Your goal: Reproduce exactly the lines from the line with "Output the Python" through the line with "cutoff = 75", both included, and no other lines.

Data provided:
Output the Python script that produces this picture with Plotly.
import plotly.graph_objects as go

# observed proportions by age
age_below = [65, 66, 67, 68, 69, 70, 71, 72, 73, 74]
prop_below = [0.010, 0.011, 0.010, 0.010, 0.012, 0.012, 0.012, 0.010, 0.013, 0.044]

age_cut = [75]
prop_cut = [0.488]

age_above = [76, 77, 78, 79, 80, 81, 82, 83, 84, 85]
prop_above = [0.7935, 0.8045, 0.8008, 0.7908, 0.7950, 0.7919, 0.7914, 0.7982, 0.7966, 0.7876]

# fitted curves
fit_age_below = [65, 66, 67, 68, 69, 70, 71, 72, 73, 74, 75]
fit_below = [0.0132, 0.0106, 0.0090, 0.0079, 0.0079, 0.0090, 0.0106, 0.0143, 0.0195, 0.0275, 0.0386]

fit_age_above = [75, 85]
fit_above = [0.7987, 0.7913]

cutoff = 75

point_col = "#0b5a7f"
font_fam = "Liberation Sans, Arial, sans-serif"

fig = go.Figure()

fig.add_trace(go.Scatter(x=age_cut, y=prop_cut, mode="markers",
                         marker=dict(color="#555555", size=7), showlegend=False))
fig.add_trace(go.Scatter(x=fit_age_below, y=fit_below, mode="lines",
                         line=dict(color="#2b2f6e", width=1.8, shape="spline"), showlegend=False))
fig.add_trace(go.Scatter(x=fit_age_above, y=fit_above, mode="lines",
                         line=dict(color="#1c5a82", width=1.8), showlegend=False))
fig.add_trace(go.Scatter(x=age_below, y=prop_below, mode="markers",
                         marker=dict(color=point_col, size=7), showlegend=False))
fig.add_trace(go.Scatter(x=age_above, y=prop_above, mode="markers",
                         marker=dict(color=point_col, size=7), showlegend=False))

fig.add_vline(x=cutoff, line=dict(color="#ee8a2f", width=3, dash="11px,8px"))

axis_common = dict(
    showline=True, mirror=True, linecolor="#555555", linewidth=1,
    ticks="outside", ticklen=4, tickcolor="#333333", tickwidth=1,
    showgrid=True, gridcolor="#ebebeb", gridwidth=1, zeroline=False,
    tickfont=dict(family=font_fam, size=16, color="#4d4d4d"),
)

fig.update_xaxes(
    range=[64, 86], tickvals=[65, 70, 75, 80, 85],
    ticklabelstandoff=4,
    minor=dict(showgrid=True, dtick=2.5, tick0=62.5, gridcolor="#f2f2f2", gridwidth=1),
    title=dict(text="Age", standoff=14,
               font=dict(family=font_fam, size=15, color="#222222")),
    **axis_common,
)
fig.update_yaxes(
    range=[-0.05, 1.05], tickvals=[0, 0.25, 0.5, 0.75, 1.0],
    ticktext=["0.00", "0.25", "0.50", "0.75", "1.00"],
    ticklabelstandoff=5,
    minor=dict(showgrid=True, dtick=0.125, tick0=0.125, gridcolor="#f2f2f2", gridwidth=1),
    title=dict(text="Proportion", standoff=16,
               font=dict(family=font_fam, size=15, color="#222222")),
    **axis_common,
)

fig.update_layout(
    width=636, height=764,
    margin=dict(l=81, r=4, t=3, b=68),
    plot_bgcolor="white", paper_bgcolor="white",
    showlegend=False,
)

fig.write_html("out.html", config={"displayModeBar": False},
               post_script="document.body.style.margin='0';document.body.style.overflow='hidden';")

--

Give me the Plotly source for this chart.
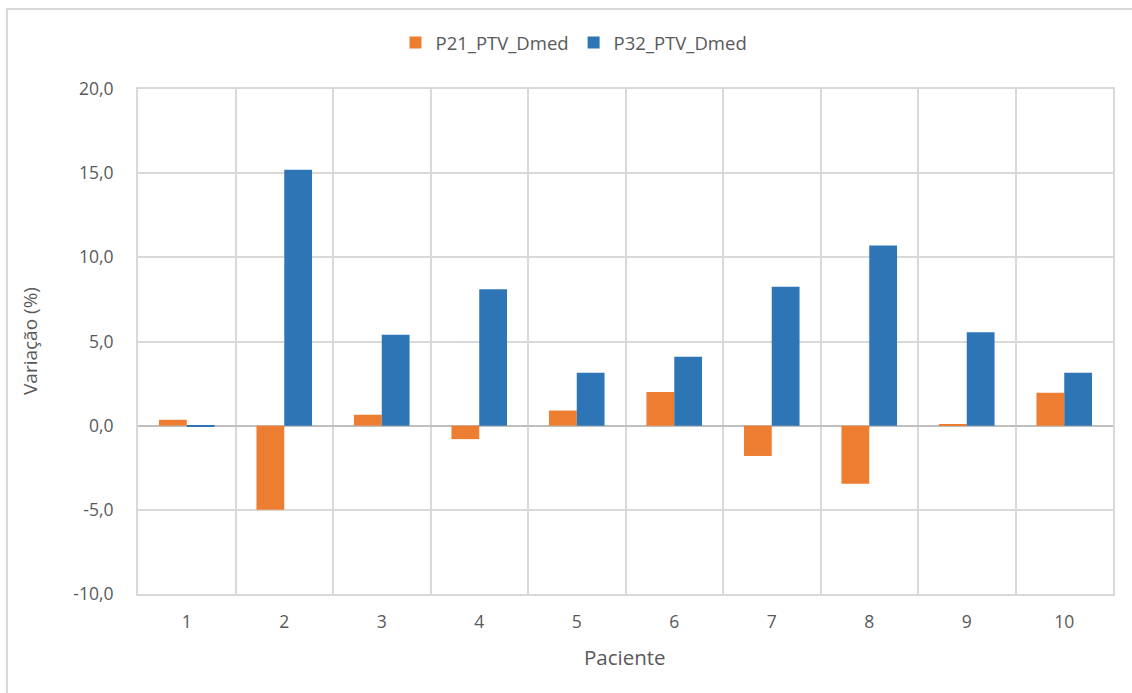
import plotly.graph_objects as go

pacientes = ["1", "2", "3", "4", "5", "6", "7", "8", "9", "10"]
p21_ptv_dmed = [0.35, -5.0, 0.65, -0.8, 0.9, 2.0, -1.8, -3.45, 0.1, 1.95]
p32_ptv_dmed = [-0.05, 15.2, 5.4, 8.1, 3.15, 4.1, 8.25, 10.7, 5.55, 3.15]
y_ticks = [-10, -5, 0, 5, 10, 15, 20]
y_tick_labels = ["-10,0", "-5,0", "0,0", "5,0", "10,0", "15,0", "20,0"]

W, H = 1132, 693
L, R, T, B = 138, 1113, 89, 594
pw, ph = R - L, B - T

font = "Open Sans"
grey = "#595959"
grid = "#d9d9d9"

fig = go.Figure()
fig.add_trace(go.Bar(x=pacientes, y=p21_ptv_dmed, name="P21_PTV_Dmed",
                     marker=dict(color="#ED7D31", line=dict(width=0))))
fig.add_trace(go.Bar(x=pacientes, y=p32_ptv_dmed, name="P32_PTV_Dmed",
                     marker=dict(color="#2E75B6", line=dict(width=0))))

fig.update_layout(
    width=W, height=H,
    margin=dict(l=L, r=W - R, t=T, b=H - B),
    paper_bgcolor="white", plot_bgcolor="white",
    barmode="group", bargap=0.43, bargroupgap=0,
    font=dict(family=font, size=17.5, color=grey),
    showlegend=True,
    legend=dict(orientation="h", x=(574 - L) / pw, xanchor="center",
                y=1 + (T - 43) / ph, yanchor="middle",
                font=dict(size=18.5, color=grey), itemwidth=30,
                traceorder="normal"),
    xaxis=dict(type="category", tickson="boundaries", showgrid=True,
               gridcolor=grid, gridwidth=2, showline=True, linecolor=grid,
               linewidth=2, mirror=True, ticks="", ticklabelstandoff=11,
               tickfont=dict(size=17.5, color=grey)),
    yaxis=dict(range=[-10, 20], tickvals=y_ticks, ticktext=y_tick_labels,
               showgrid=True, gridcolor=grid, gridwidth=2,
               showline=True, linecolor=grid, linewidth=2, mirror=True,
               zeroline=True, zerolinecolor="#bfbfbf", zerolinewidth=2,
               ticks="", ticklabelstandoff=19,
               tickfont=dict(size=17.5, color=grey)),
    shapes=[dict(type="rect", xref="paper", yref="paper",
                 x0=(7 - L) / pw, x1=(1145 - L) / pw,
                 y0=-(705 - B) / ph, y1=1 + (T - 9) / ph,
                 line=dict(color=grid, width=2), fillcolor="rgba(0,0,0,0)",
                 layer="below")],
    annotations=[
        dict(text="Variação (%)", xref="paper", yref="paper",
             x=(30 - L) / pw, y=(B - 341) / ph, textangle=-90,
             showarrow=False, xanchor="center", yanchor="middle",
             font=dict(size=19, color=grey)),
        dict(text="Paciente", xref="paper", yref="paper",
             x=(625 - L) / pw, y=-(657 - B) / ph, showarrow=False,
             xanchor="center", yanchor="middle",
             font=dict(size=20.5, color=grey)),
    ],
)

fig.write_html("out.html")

Response to this task:
Output the Python script that produces this picture with Plotly.
import plotly.graph_objects as go

# observed proportions by age
age_below = [65, 66, 67, 68, 69, 70, 71, 72, 73, 74]
prop_below = [0.010, 0.011, 0.010, 0.010, 0.012, 0.012, 0.012, 0.010, 0.013, 0.044]

age_cut = [75]
prop_cut = [0.488]

age_above = [76, 77, 78, 79, 80, 81, 82, 83, 84, 85]
prop_above = [0.7935, 0.8045, 0.8008, 0.7908, 0.7950, 0.7919, 0.7914, 0.7982, 0.7966, 0.7876]

# fitted curves
fit_age_below = [65, 66, 67, 68, 69, 70, 71, 72, 73, 74, 75]
fit_below = [0.0132, 0.0106, 0.0090, 0.0079, 0.0079, 0.0090, 0.0106, 0.0143, 0.0195, 0.0275, 0.0386]

fit_age_above = [75, 85]
fit_above = [0.7987, 0.7913]

cutoff = 75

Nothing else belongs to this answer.